TASK BRIEF
Give back every line exactly as it appears, pictures excluded.

DATA EXTRACT

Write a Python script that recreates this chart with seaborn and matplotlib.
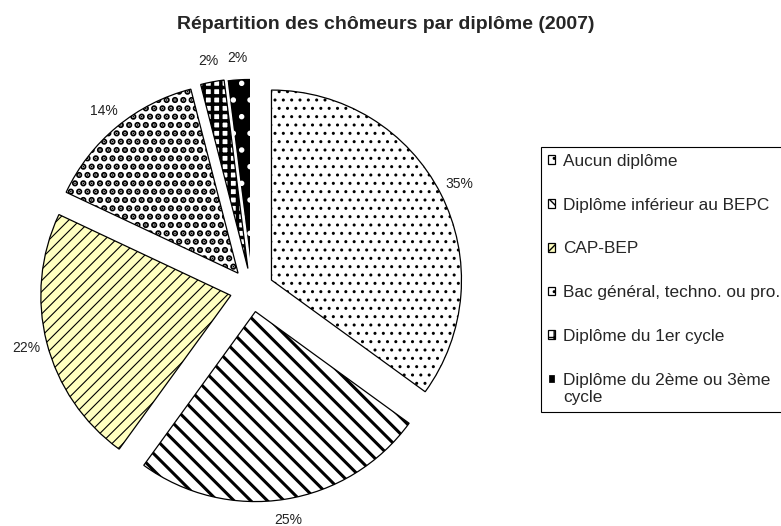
import matplotlib
matplotlib.use("Agg")
import matplotlib.pyplot as plt
import seaborn as sns

# Données (%)
categories = [
    "Aucun diplôme",
    "Diplôme inférieur au BEPC",
    "CAP-BEP",
    "Bac général, techno. ou pro.",
    "Diplôme du 1er cycle",
    "Diplôme du 2ème ou 3ème\ncycle",
]
parts = [35, 25, 22, 14, 2, 2]

faces = ["white", "white", "#FFFFC0", "white", "white", "black"]
hatches = ["..", "\\\\", "///", "..", "++", "."]
hatch_lw = [1.0, 2.2, 0.8, 3.2, 2.5, 1.5]

sns.set_theme(style="white")
plt.rcParams["font.family"] = ["Liberation Sans", "DejaVu Sans"]

fig = plt.figure(figsize=(7.81, 5.26), dpi=100)
ax = fig.add_axes([0, 0, 1, 1])

wedges, _, pct_txt = ax.pie(
    parts,
    explode=[0.115] * len(parts),
    startangle=90,
    counterclock=False,
    autopct="%1.0f%%",
    pctdistance=1.11,
    colors=faces,
    wedgeprops=dict(edgecolor="black", linewidth=0.9),
    textprops=dict(fontsize=10, color="#222222"),
)

for w, h, lw in zip(wedges, hatches, hatch_lw):
    w.set_hatch(h)
    if hasattr(w, "set_hatch_linewidth"):
        w.set_hatch_linewidth(lw)
    else:
        w._hatch_linewidth = lw
# dernière part : fond noir, points blancs
wedges[-1].set_edgecolor("white")

# repère en pixels : rayon ~190 px, centre ~(252, 290)
R_px, cx, cy = 190, 252, 290
ax.set_xlim(-cx / R_px, (781 - cx) / R_px)
ax.set_ylim(-(526 - cy) / R_px, cy / R_px)
ax.set_aspect("auto")
ax.axis("off")

fig.text(386 / 781, 1 - 29 / 526, "Répartition des chômeurs par diplôme (2007)",
         ha="center", va="baseline", fontsize=14, fontweight="bold")

leg = fig.legend(
    wedges, categories,
    loc="upper left", bbox_to_anchor=(541 / 781, 1 - 147 / 526),
    frameon=True, fancybox=False, shadow=False, framealpha=1,
    edgecolor="black", fontsize=12.4,
    handlelength=0.42, handleheight=0.42, handletextpad=0.45,
    labelspacing=1.67, borderpad=0.4, borderaxespad=0,
)
leg.get_frame().set_linewidth(0.8)
# marqueur de la dernière entrée sur la première ligne du texte
h_last = leg.legend_handles[-1]
h_last.set_y(h_last.get_y() + 7.4)

fig.savefig("out.png", dpi=100)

EXPECTED OUTPUT
Write a Python script that recreates this chart with seaborn and matplotlib.
import matplotlib
matplotlib.use("Agg")
import matplotlib.pyplot as plt
import seaborn as sns

# Données (%)
categories = [
    "Aucun diplôme",
    "Diplôme inférieur au BEPC",
    "CAP-BEP",
    "Bac général, techno. ou pro.",
    "Diplôme du 1er cycle",
    "Diplôme du 2ème ou 3ème\ncycle",
]
parts = [35, 25, 22, 14, 2, 2]

faces = ["white", "white", "#FFFFC0", "white", "white", "black"]
hatches = ["..", "\\\\", "///", "..", "++", "."]
hatch_lw = [1.0, 2.2, 0.8, 3.2, 2.5, 1.5]

sns.set_theme(style="white")
plt.rcParams["font.family"] = ["Liberation Sans", "DejaVu Sans"]

fig = plt.figure(figsize=(7.81, 5.26), dpi=100)
ax = fig.add_axes([0, 0, 1, 1])

wedges, _, pct_txt = ax.pie(
    parts,
    explode=[0.115] * len(parts),
    startangle=90,
    counterclock=False,
    autopct="%1.0f%%",
    pctdistance=1.11,
    colors=faces,
    wedgeprops=dict(edgecolor="black", linewidth=0.9),
    textprops=dict(fontsize=10, color="#222222"),
)

for w, h, lw in zip(wedges, hatches, hatch_lw):
    w.set_hatch(h)
    if hasattr(w, "set_hatch_linewidth"):
        w.set_hatch_linewidth(lw)
    else:
        w._hatch_linewidth = lw
# dernière part : fond noir, points blancs
wedges[-1].set_edgecolor("white")

# repère en pixels : rayon ~190 px, centre ~(252, 290)
R_px, cx, cy = 190, 252, 290
ax.set_xlim(-cx / R_px, (781 - cx) / R_px)
ax.set_ylim(-(526 - cy) / R_px, cy / R_px)
ax.set_aspect("auto")
ax.axis("off")

fig.text(386 / 781, 1 - 29 / 526, "Répartition des chômeurs par diplôme (2007)",
         ha="center", va="baseline", fontsize=14, fontweight="bold")

leg = fig.legend(
    wedges, categories,
    loc="upper left", bbox_to_anchor=(541 / 781, 1 - 147 / 526),
    frameon=True, fancybox=False, shadow=False, framealpha=1,
    edgecolor="black", fontsize=12.4,
    handlelength=0.42, handleheight=0.42, handletextpad=0.45,
    labelspacing=1.67, borderpad=0.4, borderaxespad=0,
)
leg.get_frame().set_linewidth(0.8)
# marqueur de la dernière entrée sur la première ligne du texte
h_last = leg.legend_handles[-1]
h_last.set_y(h_last.get_y() + 7.4)

fig.savefig("out.png", dpi=100)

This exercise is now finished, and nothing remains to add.